Cosmopolis - Don Dellilo

Cosmopolis tells the story of a day in the life of New York multi-billionaire as he travels across Manhattan to get a hair cut. It's a surreal story, the life of Eric Amber is truly bizarre, and the events he encounters along the way are also just as odd.


Eric Ambler is a self made multi billionaire in his late twenties. He is a true prodigy, and learned how to play the financial markets to make his fortune. He relishes in his wealth, living in a luxury apartment with forty something rooms, with a shark tank and everything. He spends much of this novel in his limo, which has a chandelier, marble floors and many many screens for Eric to keep an eye on the markets, exchange rates, the news and himself. On this particular day, he is losing millions, possibly billions, since the Yen is rising in value (the book does explain how this works, though it isn't important to the story). Eric decides today he is going to get a haircut, and while travelling cross New York he runs into, among other things, an anti-capitalist riot, the President passing through town, a funeral for a rapper and also his new wife, by chance quite a few times.

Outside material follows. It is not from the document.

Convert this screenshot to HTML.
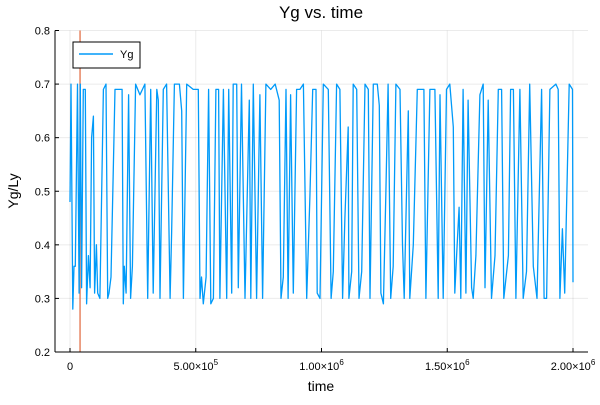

New York is a playground for Eric, stopping for food often, stopping in the apartments of women he knows throughout the city, going to parties and taking in the sights. He spends the whole time thinking about himself, and in every conversation he tries to talk as if he is some kind of oracle, or a pool of infinite wisdom, but really much of what he says is trite nonsense.

Eric is a bit of a mess. He is having a bit of an identity crisis, and thinking about radically changing his life. He makes a few moves towards this - some of them drastic, but really through the book he is slowly starting to take a different perspective on his life, and thinking about how he wants his future to be. Not in a romantic, sentimental way - it is much more nihilistic than that. The book reaches a climax, which is satisfying, but not anything really special.

I think a lot of people will read this and find it reminds them of American Psycho. A narcissistic young, extremely wealthy man in New York City. It is very reminiscent of that book, and the attack on capitalism and yuppie culture is here too, the only thing missing is the violence. It seems pretty clear where Don got his inspiration for this novel.

Overall, I didn't really love this book. There was a theme of anti-cosumerism and anti-capitalism that I liked, but other than that there was little I really enjoyed. Consumer culture is something Don has written about before - notably in his masterpiece White Noise. This story has a similar feel to White Noise - it's a strange world the characters live in, where they accept the bizarre events without awe or wonder, but it seems to be lacking the spark that made White Noise the modern classic it is. Check this book out if you're looking for a quirky story, and you've already read White Noise and American Psycho.